Leaching minerals in a high pressure autoclave is a well-established chemical process used in mining operations globally. Typical applications of an autoclave process include oxidising refractory sulphide minerals (Pressure Oxidation or POx) and High Pressure Acid Leaching (HPAL) of nickel and other oxide concentrates.
The chemistry of an autoclave reaction is complex, and accurate measurement of process parameters is critical to the successful operation of an autoclave plant. While some parameters such as temperature and pressure can be measured directly by probes, other parameter such as redox potential and concentrations of ionic species require a sample to be taken.
Traditionally samples are taken by flashing – a process of opening a valve that enables a high pressure release of the hot slurry. In the time it takes to flash a sample from an autoclave (a matter of seconds), the chemistry of the sample can be altered significantly relative to that occurring in the autoclave. Taking a slurry from a high pressure vessel and bringing it into an atmospheric world involves considerable cooling and alteration of the pressure the sample is under.
To overcome this, Core developed a new sampling method that enables us to obtain samples of the autoclave liquor at as close to internal conditions as possible. Core operates a number of laboratory autoclaves, the largest of which is an 18.75 L Parr instrument (the largest Parr laboratory instrument available on the market).

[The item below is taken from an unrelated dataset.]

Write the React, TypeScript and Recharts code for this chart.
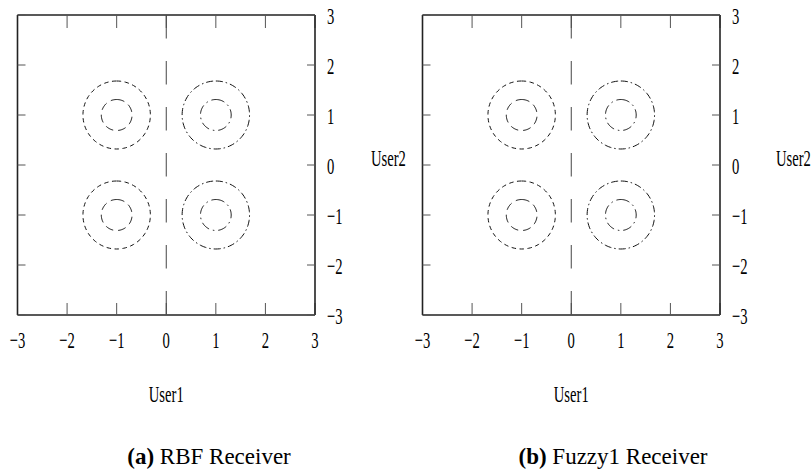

A custom designed sampling bomb built by Core enables the slurry sample to be taken and filtered whilst still under the pressure of the main autoclave reaction. Once filtered, the liquor is taken separately for analysis.
Core has conducted a significant programme of testing using this method on refractory samples from a current operation. The testwork compared the ORP and ferrous/ferric ratio of samples taken by a standard flashing technique compared to samples taken via the new equipment.
The results were surprising, with some parameters showing a difference of up to 25% between the two methods. This has made a significant difference to our client’s management of their autoclave circuit. A follow up programme is now planned with our client using the parallel sampling methods on a range of different ores.
Core is currently exploring other applications of the sampling method, which could include at-pressure sampling of precipitation/crystallisation systems to better understand the chemistry of “what’s in the POx”.